+++ Given information +++

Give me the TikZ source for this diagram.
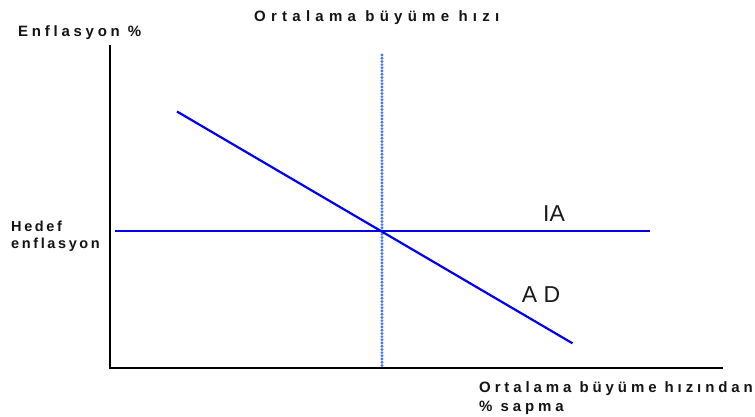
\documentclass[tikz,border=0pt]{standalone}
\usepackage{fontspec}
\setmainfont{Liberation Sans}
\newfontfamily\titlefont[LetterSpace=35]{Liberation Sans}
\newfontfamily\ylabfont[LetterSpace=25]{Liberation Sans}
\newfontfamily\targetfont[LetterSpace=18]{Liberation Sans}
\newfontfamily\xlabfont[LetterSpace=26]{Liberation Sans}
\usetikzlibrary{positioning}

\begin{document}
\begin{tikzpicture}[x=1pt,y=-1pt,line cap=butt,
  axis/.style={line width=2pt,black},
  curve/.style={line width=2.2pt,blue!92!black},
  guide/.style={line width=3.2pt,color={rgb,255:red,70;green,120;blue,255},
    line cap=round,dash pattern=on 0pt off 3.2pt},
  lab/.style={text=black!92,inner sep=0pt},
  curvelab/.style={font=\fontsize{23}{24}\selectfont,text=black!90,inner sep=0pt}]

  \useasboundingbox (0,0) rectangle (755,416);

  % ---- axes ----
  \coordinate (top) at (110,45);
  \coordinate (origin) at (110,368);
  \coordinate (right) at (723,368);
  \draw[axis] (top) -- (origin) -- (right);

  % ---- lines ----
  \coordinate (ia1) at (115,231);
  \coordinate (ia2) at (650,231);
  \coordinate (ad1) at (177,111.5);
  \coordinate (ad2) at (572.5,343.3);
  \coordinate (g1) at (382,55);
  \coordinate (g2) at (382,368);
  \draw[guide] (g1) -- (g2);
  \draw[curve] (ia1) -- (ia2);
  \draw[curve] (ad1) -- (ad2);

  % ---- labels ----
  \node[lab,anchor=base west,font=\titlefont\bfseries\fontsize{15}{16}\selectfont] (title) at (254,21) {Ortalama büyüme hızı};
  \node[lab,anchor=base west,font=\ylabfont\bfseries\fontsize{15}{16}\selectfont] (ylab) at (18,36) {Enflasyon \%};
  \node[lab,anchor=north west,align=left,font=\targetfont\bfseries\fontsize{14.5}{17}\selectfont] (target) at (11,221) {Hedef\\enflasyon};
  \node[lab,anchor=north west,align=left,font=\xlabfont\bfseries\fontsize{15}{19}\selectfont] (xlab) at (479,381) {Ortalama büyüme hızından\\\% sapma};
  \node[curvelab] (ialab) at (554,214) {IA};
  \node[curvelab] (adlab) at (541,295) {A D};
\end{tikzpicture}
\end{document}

+++

Please take the lines from the beginning of the data above through the line holding "(ad1) -- (ad2);" and transcribe them exactly, without any pictures.

Give me the TikZ source for this diagram.
\documentclass[tikz,border=0pt]{standalone}
\usepackage{fontspec}
\setmainfont{Liberation Sans}
\newfontfamily\titlefont[LetterSpace=35]{Liberation Sans}
\newfontfamily\ylabfont[LetterSpace=25]{Liberation Sans}
\newfontfamily\targetfont[LetterSpace=18]{Liberation Sans}
\newfontfamily\xlabfont[LetterSpace=26]{Liberation Sans}
\usetikzlibrary{positioning}

\begin{document}
\begin{tikzpicture}[x=1pt,y=-1pt,line cap=butt,
  axis/.style={line width=2pt,black},
  curve/.style={line width=2.2pt,blue!92!black},
  guide/.style={line width=3.2pt,color={rgb,255:red,70;green,120;blue,255},
    line cap=round,dash pattern=on 0pt off 3.2pt},
  lab/.style={text=black!92,inner sep=0pt},
  curvelab/.style={font=\fontsize{23}{24}\selectfont,text=black!90,inner sep=0pt}]

  \useasboundingbox (0,0) rectangle (755,416);

  % ---- axes ----
  \coordinate (top) at (110,45);
  \coordinate (origin) at (110,368);
  \coordinate (right) at (723,368);
  \draw[axis] (top) -- (origin) -- (right);

  % ---- lines ----
  \coordinate (ia1) at (115,231);
  \coordinate (ia2) at (650,231);
  \coordinate (ad1) at (177,111.5);
  \coordinate (ad2) at (572.5,343.3);
  \coordinate (g1) at (382,55);
  \coordinate (g2) at (382,368);
  \draw[guide] (g1) -- (g2);
  \draw[curve] (ia1) -- (ia2);
  \draw[curve] (ad1) -- (ad2);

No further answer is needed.